What we see in OBT veteran Marla Endick’s portrayal of Myra Smuldanski
is the tough, strong, harrassed, even cheerless older sister, a temp
office worker who takes in washing because she needs the money. Myra
is committed to caring for her troublesome, Puck-like, Twinkie-eating
brother Ludlow, aptly played by Geoffrey Barber. Ludlow, 19 and asthmatic,
cannot live independently. He tenaciously claims Myra as his own,
and does what he has to, employing some amusing antics and deviousness,
to keep out the romantic interloper.
The play’s one emotionally engaging scene comes late in the second
act. Myra, having earlier dismissed Reggie, sees him again. Now she
is still rejecting him; she exclaims on the futility of her life —
"it’s pointless" — and protests that she has responsibilities.

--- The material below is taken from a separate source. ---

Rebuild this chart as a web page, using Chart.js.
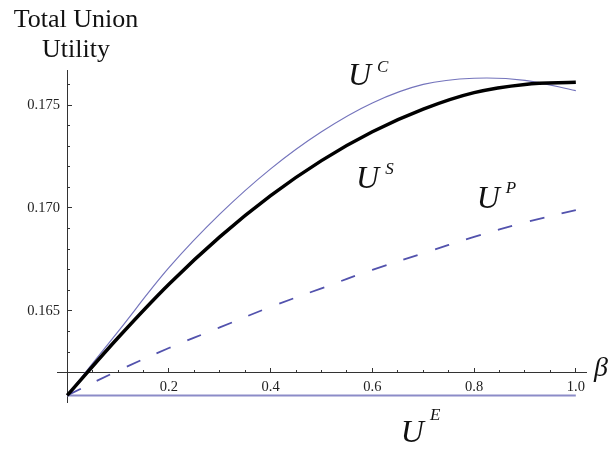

(But she knows this; she has dated before. Having forgotten her "since
Moses" crack, she has confessed to Ludlow, "They come and
they go.")
Why does she reject her too-good-to-be-true suitor Reggie? Because,
she says, he’s too perfect. But Reggie, who is always accepting of
Ludlow, who tries to be his friend, has his own revelation, not to
be disclosed here. The play turns on Reggie’s small victory of getting
Myra to open her closed world enough to agree to see him again because
out there "it’s a scary world, Myra." And neither wants to
face it alone.
While I would just as soon fold "Finger Painting in a Murphy Bed"
back into its hole in the wall, many in the weekend audience seemed
to enjoy the show. "It’s good," "It’s very good,"
and "It’s fantastic" were all comments overheard on the way
to the exits.
— Joan Crespi
5 South Greenwood Avenue, Hopewell, 609-466-2766. $20.50 and $22.
Fridays through Sundays, to Saturday, April 22.